Kurt Schwitters (1887?1948) A German artist born in Hanover, Germany, in 1887, Kurt Schwitters is generally acknowledged as the 20th century's greatest master of collage. He worked in several genres and media, including Dada, Surrealism, poetry, sound, painting, sculpture, graphic design and typography. In 1918 he made his first collages, and in 1919 he invented the term Merz, which he applied to all his creative activities: poetry, collage and constructions. In these works, Schwitters used materials such as labels, found images, bus tickets and bits of broken wood. He participated in the Cubism and Abstract Art and Fantastic Art, Dada, Surrealism exhibitions of 1936 at the Museum of Modern Art, New York. The Nazi regime banned Schwitters's work as "degenerate art" in 1937, which caused him to flee to Norway and later to England. In 1948, Schwitters died in Kendal, England.

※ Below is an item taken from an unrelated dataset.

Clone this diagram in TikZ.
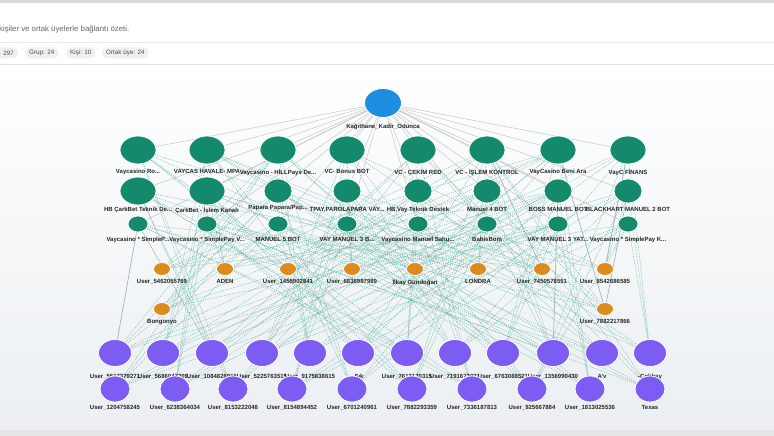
\documentclass[tikz,border=0pt]{standalone}
\usepackage{fontspec}
\setmainfont{Liberation Sans}
\usetikzlibrary{positioning, shapes.geometric, backgrounds}
\definecolor{rootblue}{HTML}{1E8FE0}
\definecolor{grpgreen}{HTML}{138A6C}
\definecolor{perorange}{HTML}{DD8A1F}
\definecolor{memviolet}{HTML}{7C5CF2}
\definecolor{linkteal}{HTML}{62B3A0}
\definecolor{linkgray}{HTML}{9DB7BE}
\definecolor{canvasgray}{HTML}{EBEFF2}

\begin{document}
\begin{tikzpicture}[
    x=1pt, y=-1pt,
    every label/.style={font=\fontsize{6}{7}\selectfont\bfseries, text=black!85, inner sep=0.5pt},
    nd/.style={ellipse, draw=white, line width=0.8pt, inner sep=0pt},
    rootnd/.style={nd, fill=rootblue, minimum width=37pt, minimum height=29pt, label={[yshift=-5pt]below:{#1}}},
    grpbig/.style={nd, fill=grpgreen, minimum width=36pt, minimum height=28pt, label={[yshift=-4pt]below:{#1}}},
    grpbigb/.style={nd, fill=grpgreen, minimum width=36pt, minimum height=28pt, label={[yshift=-1pt]below:{#1}}},
    grpmid/.style={nd, fill=grpgreen, minimum width=28pt, minimum height=24pt, label={[yshift=-3pt]below:{#1}}},
    grpmidhi/.style={nd, fill=grpgreen, minimum width=28pt, minimum height=24pt, label={[yshift=-1pt]below:{#1}}},
    grpsmall/.style={nd, fill=grpgreen, minimum width=20pt, minimum height=16pt, label={[yshift=-4pt]below:{#1}}},
    person/.style={nd, fill=perorange, minimum width=17pt, minimum height=13pt, label={[yshift=-3pt]below:{#1}}},
    membig/.style={nd, fill=memviolet, minimum width=33pt, minimum height=27pt, label={[yshift=-7pt]below:{#1}}},
    memsmall/.style={nd, fill=memviolet, minimum width=30pt, minimum height=26pt, label={[yshift=-2pt]below:{#1}}},
    chip/.style={rectangle, fill=black!6, rounded corners=5pt, minimum height=11pt, inner xsep=4pt, inner ysep=0pt, anchor=west, font=\fontsize{6.3}{7}\selectfont, text=black!70},
    tree/.style={draw=black!22, line width=0.5pt},
    link/.style={draw=linkteal, line width=0.5pt, dash pattern=on 1.2pt off 1pt, opacity=0.75},
    strong/.style={draw=linkgray, line width=0.7pt}
]
    \useasboundingbox (0,0) rectangle (774,436);

    % page and canvas
    \begin{scope}[on background layer]
        \fill[white] (0,0) rectangle (774,436);
        \fill[black!15] (0,0) rectangle (774,3);
        \draw[black!8] (0,42) -- (774,42);
        \shade[top color=white, bottom color=canvasgray] (0,65) rectangle (774,430);
        \draw[black!12] (0,64.5) -- (774,64.5);
        \fill[black!10] (0,430) rectangle (774,436);
    \end{scope}

    \node[anchor=west, font=\fontsize{7.8}{9}\selectfont, text=black!60, inner sep=0pt] (sub) at (-1,29) {kişiler ve ortak üyelerle bağlantı özeti.};
    \node[chip] (c1) at (-5,53) {: 297};
    \node[chip] (c2) at (25,53) {Grup: 24};
    \node[chip] (c3) at (66,53) {Kişi: 10};
    \node[chip] (c4) at (102,53) {Ortak üye: 24};

    % root
    \node[rootnd={Kağıthane\_Kadir\_Odunca}] (root) at (383,103) {};

    % groups, first row
    \node[grpbig={Vaycasino Ro...}] (g1) at (138,150) {};
    \node[grpbig={VAYCAS HAVALE- MPA}] (g2) at (207,150) {};
    \node[grpbig={Vaycasino - HİLLPays De...}] (g3) at (278,150) {};
    \node[grpbig={VC- Bonus BOT}] (g4) at (347,150) {};
    \node[grpbig={VC - ÇEKİM RED}] (g5) at (418,150) {};
    \node[grpbig={VC - İŞLEM KONTROL}] (g6) at (487,150) {};
    \node[grpbig={VayCasino Beni Ara}] (g7) at (558,150) {};
    \node[grpbig={VayC FİNANS}] (g8) at (628,150) {};

    % groups, second row
    \node[grpbigb={HB ÇarkBet Teknik De...}] (g9) at (138,191) {};
    \node[grpbigb={ÇarkBet - İşlem Kanalı}] (g10) at (207,191) {};
    \node[grpmidhi={Papara Papara/Pap...}] (g11) at (278,191) {};
    \node[grpmid={TPAY,PAROLAPARA VAY...}] (g12) at (347,191) {};
    \node[grpmid={HB,Vay Teknik Destek}] (g13) at (418,191) {};
    \node[grpmid={Manuel 4 BOT}] (g14) at (487,191) {};
    \node[grpmid={BOSS MANUEL BOT}] (g15) at (558,191) {};
    \node[grpmid={BLACKHART MANUEL 2 BOT}] (g16) at (628,191) {};

    % groups, third row
    \node[grpsmall={Vaycasino * SimpleP...}] (g17) at (138,224) {};
    \node[grpsmall={Vaycasino * SimplePay V...}] (g18) at (207,224) {};
    \node[grpsmall={MANUEL 5 BOT}] (g19) at (278,224) {};
    \node[grpsmall={VAY MANUEL 3 B...}] (g20) at (347,224) {};
    \node[grpsmall={Vaycasino Manuel Sahu...}] (g21) at (418,224) {};
    \node[grpsmall={BahisBom}] (g22) at (487,224) {};
    \node[grpsmall={VAY MANUEL 3 YAT...}] (g23) at (558,224) {};
    \node[grpsmall={Vaycasino * SimplePay K...}] (g24) at (628,224) {};

    % persons
    \node[person={User\_5462055769}] (o1) at (162,269) {};
    \node[person={ADEN}] (o2) at (225,269) {};
    \node[person={User\_1455902841}] (o3) at (288,269) {};
    \node[person={User\_6836997989}] (o4) at (352,269) {};
    \node[person={İlkay Gündoğan}] (o5) at (415,269) {};
    \node[person={LONDRA}] (o6) at (478,269) {};
    \node[person={User\_7450578551}] (o7) at (542,269) {};
    \node[person={User\_8542686585}] (o8) at (605,269) {};
    \node[person={Bongonyo}] (o9) at (162,309) {};
    \node[person={User\_7882217866}] (o10) at (605,309) {};

    % common members
    \node[membig={User\_5517379271}] (p1) at (115,353) {};
    \node[membig={User\_5686047209}] (p2) at (163,353) {};
    \node[membig={User\_1084826915}] (p3) at (212,353) {};
    \node[membig={User\_5225763515}] (p4) at (262,353) {};
    \node[membig={User\_9175838615}] (p5) at (310,353) {};
    \node[membig={-Şık}] (p6) at (358,353) {};
    \node[membig={User\_7613120315}] (p7) at (407,353) {};
    \node[membig={User\_7191672021}] (p8) at (455,353) {};
    \node[membig={User\_6763088521}] (p9) at (503,353) {};
    \node[membig={User\_1356990430}] (p10) at (553,353) {};
    \node[membig={A'v}] (p11) at (602,353) {};
    \node[membig={-Çolıbay}] (p12) at (650,353) {};

    \node[memsmall={User\_1204758245}] (p13) at (115,389) {};
    \node[memsmall={User\_6238364034}] (p14) at (175,389) {};
    \node[memsmall={User\_8153222048}] (p15) at (233,389) {};
    \node[memsmall={User\_8154894452}] (p16) at (292,389) {};
    \node[memsmall={User\_6701240961}] (p17) at (352,389) {};
    \node[memsmall={User\_7882293359}] (p18) at (412,389) {};
    \node[memsmall={User\_7336187813}] (p19) at (472,389) {};
    \node[memsmall={User\_925667884}] (p20) at (532,389) {};
    \node[memsmall={User\_1813025536}] (p21) at (590,389) {};
    \node[memsmall={Texas}] (p22) at (650,389) {};

    % connectors
    \begin{scope}[on background layer]
        \foreach \g in {1,...,24}
            \draw[tree] (root) -- (g\g);
        \foreach \g in {1,...,24}{
            \foreach \t in {1,...,10}{
                \pgfmathtruncatemacro{\k}{mod(\g*7+\t*11,4)}
                \ifnum\k=0 \draw[link] (g\g) -- (o\t); \fi
            }
            \foreach \t in {1,...,22}{
                \pgfmathtruncatemacro{\k}{mod(\g*5+\t*13,4)}
                \ifnum\k=0 \draw[link] (g\g) -- (p\t); \fi
            }
        }
        \foreach \a/\b in {g8/o8, g16/o10, g6/o7, g15/p10, g7/o10, g17/p1}
            \draw[strong] (\a) -- (\b);
    \end{scope}
\end{tikzpicture}
\end{document}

MODERN ART MOVEMENTS and TERMS

abstract/abstraction: a style of art that can be thought of in two ways: a) the artist begins with a recognizable subject and alters, distorts, manipulates or simplifies elements of it; b) the artist creates purely abstract forms that are unrecognizable and have no direct reference to external reality (also called non-representational art).

Cubism: A style that originated with Pablo Picasso's 1907 painting Les Demoiselles d'Avignon, and progressed through his collaborations with Georges Braque. In a radical departure from traditional art, a cubist work abstracts and dissembles its subject, presenting it at different angles and times simultaneously. Cubist compositions often appear fragmented, with geometricized forms broken into shallow planes.

Collage: A technique and resulting work of art in which fragments of paper and other materials are arranged on and glued to a supporting surface.

Conceptual: art that is intended to convey an idea or a concept and does not conform to traditional art techniques and objects such as a painting or sculpture

Dada or Dadaism: An art movement of the European avant-garde in the early 20th century. It was a form of artistic rebellion born out of an aversion to the social, political and cultural values of the time. It embraced elements of art, music, poetry, theatre, dance and politics. Dada was not so much a style of art like Cubism, it was more a protest movement that attacked traditional artistic values. Dada artists are known for their use of found materials and readymade objects - everyday objects that could be bought and presented as art with little manipulation by the artist. Although the Dadaists were united in their ideals, they had no unifying style.

Futurism: an artistic and social movement that originated in Italy in the early 20th century. It emphasized speed, technology, youth and violence, and objects such as the car, the airplane and the industrial city.

Installation: art that is created from a wide range of materials and installed in a specific environment. An installation may be temporary or permanent.

Photomontage (photocollage): The process and the result of making a composite photograph by cutting, gluing, rearranging and/or overlapping two or more photographs into a new image. Sometimes the resulting composite image is photographed so that a final image may appear as a seamless photographic print.

Readymade: A word coined by Marcel Duchamp to describe ordinary mass-produced objects that he designated as art. The use of the readymade forced questions about artistic creativity and the very definition of art and its purpose in society.